--- Start Given data ---

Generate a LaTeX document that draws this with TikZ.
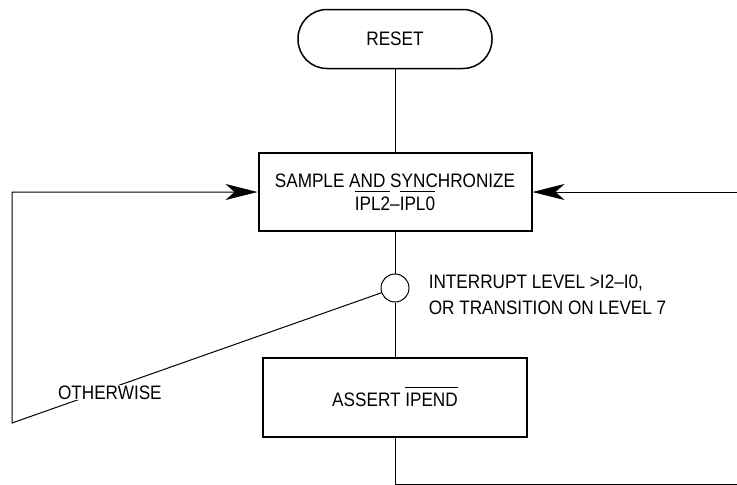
\documentclass[tikz,border=0pt]{standalone}
\usepackage{fontspec}
\setmainfont{Liberation Sans}[FakeStretch=0.88]
\usetikzlibrary{arrows.meta}
\newcommand\ovl[1]{\vbox{\hrule height 0.8pt\kern 5pt\hbox{#1}}}
\begin{document}
\begin{tikzpicture}[x=1pt, y=-1pt, line width=1pt,
        font=\fontsize{19.5}{23}\selectfont,
        term/.style={draw, line width=1.5pt, rounded corners=29pt, minimum width=194pt, minimum height=59pt},
        box/.style={draw, line width=2pt, minimum height=78pt, align=center},
        arr/.style={-{Stealth[length=32pt, width=16pt, inset=9pt]}}]
        \useasboundingbox (0,0) rectangle (737,485);
        \node[term] (reset) at (395,39) {RESET};
        \node[box, minimum width=273pt] (sync) at (395,192) {SAMPLE AND SYNCHRONIZE\\\ovl{IPL2}--\ovl{IPL0}};
        \node[draw, circle, minimum size=28pt, inner sep=0pt] (dec) at (395,288) {};
        \node[anchor=west, align=left, font=\fontsize{19.5}{26.5}\selectfont] (cond) at (425,295) {INTERRUPT LEVEL >I2--I0,\\OR TRANSITION ON LEVEL 7};
        \node[box, minimum width=264pt, minimum height=79pt] (assert) at (395,397) {ASSERT \ovl{IPEND}};
        \coordinate (lcorner) at (12,423);
        \coordinate (rin) at (737,192);
        \coordinate (rout) at (737,484);
        \draw (reset) -- (sync);
        \draw (sync) -- (dec);
        \draw (dec) -- (assert);
        \draw[arr] (dec) -- node[pos=0.735, yshift=-4pt, fill=white, inner sep=1pt] (other) {OTHERWISE} (lcorner) -- (lcorner |- sync) -- (sync);
        \draw[arr] (rin) -- (sync);
        \draw (assert) |- (rout);
    \end{tikzpicture}
\end{document}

--- End Given data ---

### [Given problem]
Omit the pictures and give the material again, exactly and in full.

### [Correct result]
Generate a LaTeX document that draws this with TikZ.
\documentclass[tikz,border=0pt]{standalone}
\usepackage{fontspec}
\setmainfont{Liberation Sans}[FakeStretch=0.88]
\usetikzlibrary{arrows.meta}
\newcommand\ovl[1]{\vbox{\hrule height 0.8pt\kern 5pt\hbox{#1}}}
\begin{document}
\begin{tikzpicture}[x=1pt, y=-1pt, line width=1pt,
        font=\fontsize{19.5}{23}\selectfont,
        term/.style={draw, line width=1.5pt, rounded corners=29pt, minimum width=194pt, minimum height=59pt},
        box/.style={draw, line width=2pt, minimum height=78pt, align=center},
        arr/.style={-{Stealth[length=32pt, width=16pt, inset=9pt]}}]
        \useasboundingbox (0,0) rectangle (737,485);
        \node[term] (reset) at (395,39) {RESET};
        \node[box, minimum width=273pt] (sync) at (395,192) {SAMPLE AND SYNCHRONIZE\\\ovl{IPL2}--\ovl{IPL0}};
        \node[draw, circle, minimum size=28pt, inner sep=0pt] (dec) at (395,288) {};
        \node[anchor=west, align=left, font=\fontsize{19.5}{26.5}\selectfont] (cond) at (425,295) {INTERRUPT LEVEL >I2--I0,\\OR TRANSITION ON LEVEL 7};
        \node[box, minimum width=264pt, minimum height=79pt] (assert) at (395,397) {ASSERT \ovl{IPEND}};
        \coordinate (lcorner) at (12,423);
        \coordinate (rin) at (737,192);
        \coordinate (rout) at (737,484);
        \draw (reset) -- (sync);
        \draw (sync) -- (dec);
        \draw (dec) -- (assert);
        \draw[arr] (dec) -- node[pos=0.735, yshift=-4pt, fill=white, inner sep=1pt] (other) {OTHERWISE} (lcorner) -- (lcorner |- sync) -- (sync);
        \draw[arr] (rin) -- (sync);
        \draw (assert) |- (rout);
    \end{tikzpicture}
\end{document}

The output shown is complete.